After that bad start, it gets almost unbelievably worse. There are so many elementary errors of fact, transcription and description in the opening historical chapters that it is hard to credit that the author really did get both an undergraduate and a graduate degree in classical archaeology from a reputable university. For small instance: there was no democracy at Athens before 508/7 BC. Hope was precisely what did not emerge from Pandora's box - in fact pithos or jar. "Erechthonios" should be "Erichthonios", "epastatei" is not ancient Greek, "yolk" for "yoke" would be funny were it not painful. And so on...
Her publishers, moreover, have let her down rather badly. It is becoming a cliché to lament the absence of modern equivalents of editors such as the legendary Maxwell Perkins. But Dr King seems to have had no editorial guidance whatsoever.
Apart from faults of fact and style, there is a fundamental flaw in the book's conception. It is a very bad idea to write what purports to be history in the form of all-too undisguised propaganda. Nor is it a good idea to seek to counter what she takes to be the defamation of Lord Elgin by an equal and opposite defamation of his adversary Edward Clarke - or of anyone else whose common crime is not to agree that the Elgin Marbles should be where they now are.
The heart of the author's case resides in its final chapter, "The Debate over the Elgin Marbles: who owns them, and where do they belong?" Unfortunately for King, as is the way with matters of urgent political concern, events have moved on since she submitted her final draft. The British Committee which she crudely lumps with the despised "restitutionists" is now the British Committee for the Reunification of the Parthenon Marbles. There's a huge difference.
"Restitution" implies a legal and moral status quo that has been impaired and can and should be rectified. Restitution must be to someone or some body, the state of Greece or "the Greek people". But when the sculptures were removed by Elgin's team in the 1800s, what was then left of the Parthenon after the 1687 explosion found itself in Ottoman Greece. Though there was a Greek people, it was a very different Greek people from that of 2006, who are constituent members of an independent sovereign state within the EU and subscribe to the articles of Unesco under which the overall programme of conservation on the Acropolis of Athens has been conducted since 1977.

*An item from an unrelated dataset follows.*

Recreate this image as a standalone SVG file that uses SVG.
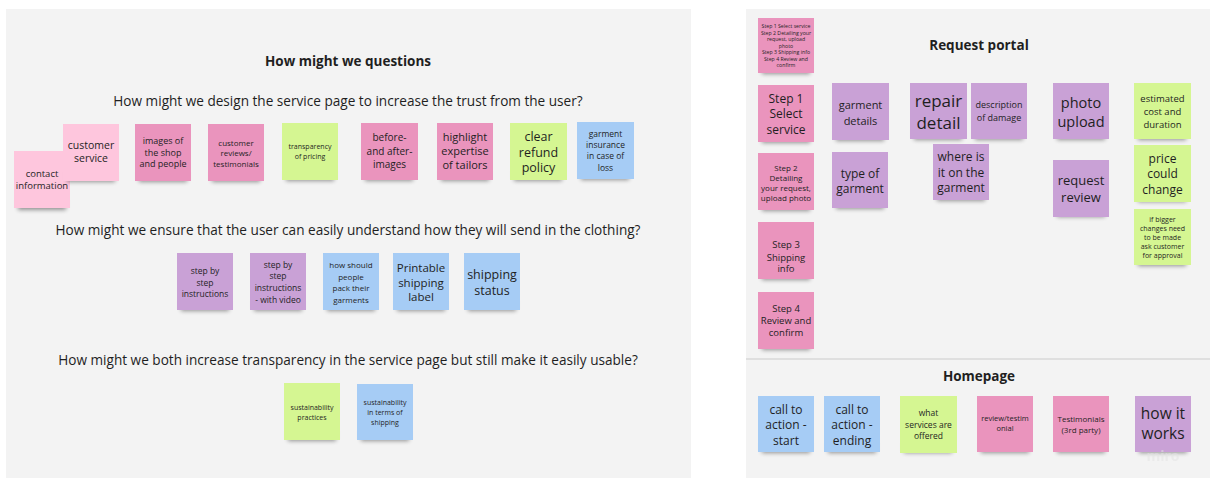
<svg xmlns="http://www.w3.org/2000/svg" width="1210" height="478" viewBox="0 0 1210 478">
  <defs>
    <filter id="soft" x="-20%" y="-50%" width="140%" height="200%">
      <feGaussianBlur stdDeviation="2.2"/>
    </filter>
  </defs>
  <style>
    .panel { fill: #f3f3f3; }
    .sh { fill: #000; opacity: 0.4; filter: url(#soft); }
    .note { stroke: none; }
    .pinkL { fill: #fec6dd; }
    .pink { fill: #ea94bd; }
    .lime { fill: #d5f692; }
    .blue { fill: #a6ccf5; }
    .purple { fill: #c9a1d6; }
    text { font-family: "Open Sans", "Noto Sans", "Liberation Sans", sans-serif; fill: #1f1f1f; text-anchor: middle; dominant-baseline: central; }
    .title { font-weight: 700; font-size: 13.5px; }
    .q { font-size: 13.6px; }
  </style>

  <!-- board frames -->
  <rect class="panel" x="6" y="9" width="685" height="469"/>
  <rect class="panel" x="746" y="9" width="464" height="469"/>
  <line x1="746" y1="359" x2="1210" y2="359" stroke="#cbcbcb" stroke-width="1.2"/>

  <!-- headings -->
  <g id="headings">
    <text class="title" x="348" y="61">How might we questions</text>
    <text class="q" x="348" y="100">How might we design the service page to increase the trust from the user?</text>
    <text class="q" x="348" y="229">How might we ensure that the user can easily understand how they will send in the clothing?</text>
    <text class="q" x="348" y="359">How might we both increase transparency in the service page but still make it easily usable?</text>
    <text class="title" x="979" y="45">Request portal</text>
    <text class="title" x="979" y="376">Homepage</text>
  </g>

  <!-- connectors: none on this board -->
  <g id="connectors"></g>

  <!-- trust question notes -->
  <g id="n-contact" transform="translate(14,151)">
    <rect class="sh" x="4" y="47" width="48" height="12"/>
    <rect class="note pinkL" width="56" height="57"/>
    <g font-size="9.5"><text x="28" y="22">contact</text><text x="28" y="34">information</text></g>
  </g>
  <g id="n-customer-service" transform="translate(63,124)">
    <rect class="sh" x="4" y="46" width="48" height="12"/>
    <rect class="note pinkL" width="56" height="57"/>
    <g font-size="10.5"><text x="28" y="21">customer</text><text x="28" y="34">service</text></g>
  </g>
  <g id="n-images-shop" transform="translate(135,124)">
    <rect class="sh" x="4" y="46" width="48" height="12"/>
    <rect class="note pink" width="56" height="57"/>
    <g font-size="9"><text x="28" y="16">images of</text><text x="28" y="28">the shop</text><text x="28" y="39">and people</text></g>
  </g>
  <g id="n-reviews" transform="translate(208,124)">
    <rect class="sh" x="4" y="46" width="48" height="12"/>
    <rect class="note pink" width="56" height="57"/>
    <g font-size="8"><text x="28" y="18">customer</text><text x="28" y="28">reviews/</text><text x="28" y="39">testimonials</text></g>
  </g>
  <g id="n-transparency" transform="translate(282,123)">
    <rect class="sh" x="4" y="46" width="48" height="12"/>
    <rect class="note lime" width="56" height="57"/>
    <g font-size="7"><text x="28" y="23">transparency</text><text x="28" y="33">of pricing</text></g>
  </g>
  <g id="n-before-after" transform="translate(361,123)">
    <rect class="sh" x="4" y="46" width="48" height="12"/>
    <rect class="note pink" width="57" height="57"/>
    <g font-size="10"><text x="28.5" y="14">before-</text><text x="28.5" y="28">and after-</text><text x="28.5" y="41">images</text></g>
  </g>
  <g id="n-expertise" transform="translate(437,123)">
    <rect class="sh" x="4" y="46" width="48" height="12"/>
    <rect class="note pink" width="56" height="57"/>
    <g font-size="11"><text x="28" y="13">highlight</text><text x="28" y="27">expertise</text><text x="28" y="41">of tailors</text></g>
  </g>
  <g id="n-refund" transform="translate(510,123)">
    <rect class="sh" x="4" y="46" width="48" height="12"/>
    <rect class="note lime" width="57" height="57"/>
    <g font-size="12.5"><text x="28.5" y="13">clear</text><text x="28.5" y="29">refund</text><text x="28.5" y="44">policy</text></g>
  </g>
  <g id="n-insurance" transform="translate(577,122)">
    <rect class="sh" x="4" y="46" width="48" height="12"/>
    <rect class="note blue" width="57" height="57"/>
    <g font-size="8.5"><text x="28.5" y="11">garment</text><text x="28.5" y="22">insurance</text><text x="28.5" y="33">in case of</text><text x="28.5" y="45">loss</text></g>
  </g>

  <!-- shipping question notes -->
  <g id="n-step-by-step" transform="translate(177,253)">
    <rect class="sh" x="4" y="46" width="48" height="12"/>
    <rect class="note purple" width="56" height="57"/>
    <g font-size="8.5"><text x="28" y="17">step by</text><text x="28" y="29">step</text><text x="28" y="40">instructions</text></g>
  </g>
  <g id="n-step-video" transform="translate(250,253)">
    <rect class="sh" x="4" y="46" width="48" height="12"/>
    <rect class="note purple" width="56" height="57"/>
    <g font-size="8.5"><text x="28" y="11">step by</text><text x="28" y="22">step</text><text x="28" y="34">instructions</text><text x="28" y="46">- with video</text></g>
  </g>
  <g id="n-pack" transform="translate(323,253)">
    <rect class="sh" x="4" y="46" width="48" height="12"/>
    <rect class="note blue" width="56" height="57"/>
    <g font-size="8"><text x="28" y="11">how should</text><text x="28" y="23">people</text><text x="28" y="34">pack their</text><text x="28" y="46">garments</text></g>
  </g>
  <g id="n-label" transform="translate(393,253)">
    <rect class="sh" x="4" y="46" width="48" height="12"/>
    <rect class="note blue" width="56" height="57"/>
    <g font-size="11.5"><text x="28" y="14">Printable</text><text x="28" y="29">shipping</text><text x="28" y="43">label</text></g>
  </g>
  <g id="n-status" transform="translate(464,253)">
    <rect class="sh" x="4" y="46" width="48" height="12"/>
    <rect class="note blue" width="56" height="57"/>
    <g font-size="12.5"><text x="28" y="21">shipping</text><text x="28" y="37">status</text></g>
  </g>

  <!-- usability question notes -->
  <g id="n-sustain-practices" transform="translate(284,383)">
    <rect class="sh" x="4" y="46" width="48" height="12"/>
    <rect class="note lime" width="56" height="57"/>
    <g font-size="7"><text x="28" y="24">sustainability</text><text x="28" y="34">practices</text></g>
  </g>
  <g id="n-sustain-shipping" transform="translate(357,384)">
    <rect class="sh" x="4" y="45" width="48" height="12"/>
    <rect class="note blue" width="56" height="56"/>
    <g font-size="7"><text x="28" y="18">sustainability</text><text x="28" y="28">in terms of</text><text x="28" y="38">shipping</text></g>
  </g>

  <!-- request portal notes -->
  <g id="n-steps-summary" transform="translate(758,18)">
    <rect class="sh" x="4" y="44" width="48" height="12"/>
    <rect class="note pink" width="56" height="55"/>
    <g font-size="5.2"><text x="28" y="8">Step 1 Select service</text><text x="28" y="14.5">Step 2 Detailing your</text><text x="28" y="21">request, upload</text><text x="28" y="27.5">photo</text><text x="28" y="34">Step 3 Shipping info</text><text x="28" y="40.5">Step 4 Review and</text><text x="28" y="47">confirm</text></g>
  </g>
  <g id="n-step1" transform="translate(758,85)">
    <rect class="sh" x="4" y="46" width="48" height="12"/>
    <rect class="note pink" width="56" height="57"/>
    <g font-size="12"><text x="28" y="13">Step 1</text><text x="28" y="28">Select</text><text x="28" y="44">service</text></g>
  </g>
  <g id="n-step2" transform="translate(758,153)">
    <rect class="sh" x="4" y="46" width="48" height="12"/>
    <rect class="note pink" width="56" height="57"/>
    <g font-size="8"><text x="28" y="14">Step 2</text><text x="28" y="24">Detailing</text><text x="28" y="34">your request,</text><text x="28" y="44">upload photo</text></g>
  </g>
  <g id="n-step3" transform="translate(758,222)">
    <rect class="sh" x="4" y="46" width="48" height="12"/>
    <rect class="note pink" width="56" height="57"/>
    <g font-size="9.5"><text x="28" y="22">Step 3</text><text x="28" y="35">Shipping</text><text x="28" y="46">info</text></g>
  </g>
  <g id="n-step4" transform="translate(758,292)">
    <rect class="sh" x="4" y="46" width="48" height="12"/>
    <rect class="note pink" width="56" height="57"/>
    <g font-size="9.5"><text x="28" y="16">Step 4</text><text x="28" y="28">Review and</text><text x="28" y="40">confirm</text></g>
  </g>
  <g id="n-garment-details" transform="translate(832,83)">
    <rect class="sh" x="4" y="46" width="48" height="12"/>
    <rect class="note purple" width="57" height="57"/>
    <g font-size="11"><text x="28.5" y="21">garment</text><text x="28.5" y="37">details</text></g>
  </g>
  <g id="n-garment-type" transform="translate(832,152)">
    <rect class="sh" x="4" y="45" width="48" height="12"/>
    <rect class="note purple" width="56" height="56"/>
    <g font-size="12"><text x="28" y="21">type of</text><text x="28" y="36">garment</text></g>
  </g>
  <g id="n-repair" transform="translate(910,83)">
    <rect class="sh" x="4" y="45" width="48" height="12"/>
    <rect class="note purple" width="57" height="56"/>
    <g font-size="17"><text x="28.5" y="17">repair</text><text x="28.5" y="39">detail</text></g>
  </g>
  <g id="n-damage" transform="translate(971,83)">
    <rect class="sh" x="4" y="45" width="48" height="12"/>
    <rect class="note purple" width="56" height="56"/>
    <g font-size="9"><text x="28" y="21">description</text><text x="28" y="34">of damage</text></g>
  </g>
  <g id="n-where" transform="translate(933,144)">
    <rect class="sh" x="4" y="45" width="48" height="12"/>
    <rect class="note purple" width="56" height="56"/>
    <g font-size="12"><text x="28" y="12">where is</text><text x="28" y="28">it on the</text><text x="28" y="43">garment</text></g>
  </g>
  <g id="n-photo" transform="translate(1053,83)">
    <rect class="sh" x="4" y="45" width="48" height="12"/>
    <rect class="note purple" width="56" height="56"/>
    <g font-size="14.5"><text x="28" y="19">photo</text><text x="28" y="38">upload</text></g>
  </g>
  <g id="n-request-review" transform="translate(1053,160)">
    <rect class="sh" x="4" y="45" width="48" height="12"/>
    <rect class="note purple" width="56" height="57"/>
    <g font-size="13"><text x="28" y="20">request</text><text x="28" y="37">review</text></g>
  </g>
  <g id="n-estimate" transform="translate(1134,83)">
    <rect class="sh" x="4" y="45" width="48" height="12"/>
    <rect class="note lime" width="57" height="56"/>
    <g font-size="9.5"><text x="28.5" y="15">estimated</text><text x="28.5" y="28">cost and</text><text x="28.5" y="41">duration</text></g>
  </g>
  <g id="n-price-change" transform="translate(1134,145)">
    <rect class="sh" x="4" y="45" width="48" height="12"/>
    <rect class="note lime" width="57" height="57"/>
    <g font-size="12"><text x="28.5" y="13">price</text><text x="28.5" y="28">could</text><text x="28.5" y="44">change</text></g>
  </g>
  <g id="n-approval" transform="translate(1134,209)">
    <rect class="sh" x="4" y="45" width="48" height="12"/>
    <rect class="note lime" width="57" height="56"/>
    <g font-size="7"><text x="28.5" y="10">if bigger</text><text x="28.5" y="19">changes need</text><text x="28.5" y="28">to be made</text><text x="28.5" y="37">ask customer</text><text x="28.5" y="46">for approval</text></g>
  </g>

  <!-- homepage notes -->
  <g id="n-cta-start" transform="translate(758,396)">
    <rect class="sh" x="4" y="45" width="48" height="12"/>
    <rect class="note blue" width="56" height="56"/>
    <g font-size="12"><text x="28" y="13">call to</text><text x="28" y="28">action -</text><text x="28" y="44">start</text></g>
  </g>
  <g id="n-cta-ending" transform="translate(824,396)">
    <rect class="sh" x="4" y="45" width="48" height="12"/>
    <rect class="note blue" width="56" height="56"/>
    <g font-size="12"><text x="28" y="13">call to</text><text x="28" y="28">action -</text><text x="28" y="44">ending</text></g>
  </g>
  <g id="n-services" transform="translate(900,396)">
    <rect class="sh" x="4" y="45" width="48" height="12"/>
    <rect class="note lime" width="57" height="57"/>
    <g font-size="8.5"><text x="28.5" y="16">what</text><text x="28.5" y="28">services are</text><text x="28.5" y="39">offered</text></g>
  </g>
  <g id="n-review-testimonial" transform="translate(977,396)">
    <rect class="sh" x="4" y="45" width="48" height="12"/>
    <rect class="note pink" width="56" height="56"/>
    <g font-size="7.5"><text x="28" y="22">review/testim</text><text x="28" y="32">onial</text></g>
  </g>
  <g id="n-testimonials-3rd" transform="translate(1053,396)">
    <rect class="sh" x="4" y="45" width="48" height="12"/>
    <rect class="note pink" width="56" height="56"/>
    <g font-size="8"><text x="28" y="22">Testimonials</text><text x="28" y="33">(3rd party)</text></g>
  </g>
  <g id="n-how-it-works" transform="translate(1135,396)">
    <rect class="sh" x="4" y="45" width="48" height="12"/>
    <rect class="note purple" width="56" height="56"/>
    <g font-size="15.5"><text x="28" y="17">how it</text><text x="28" y="37">works</text></g>
  </g>

  <!-- board watermark -->
  <text x="1163" y="455" font-size="14" font-weight="700" style="fill:#e4e4e4;opacity:0.55">miro</text>
</svg>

It is that state which is responsible for constructing a dedicated museum near the Acropolis to house the reunited Parthenon marbles. Easily the largest single collection of the diaspora marbles is in the British Museum, but there are significant pieces elsewhere. To avoid the obfuscatory issue of "ownership", and the overdetermined issue of how can one pay restitution to a state or people that no longer exists, it is more fruitful to speak now of "reunification", not "restitution". Though even that is unsatisfactory, since all that can be reunited is what's left - and, so far as the sculpture goes, not on the Parthenon itself.
Besides, what we mean when we say "the Parthenon" is itself an issue, not a given. Even a non-philosopher like me can see that it can hardly be the same building as erected almost 2500 years ago. The moral-political issue of reunification must turn ultimately not on emotion, but on the scholarly issues of the study, conservation and communication of understanding of the available remains of this extraordinary building.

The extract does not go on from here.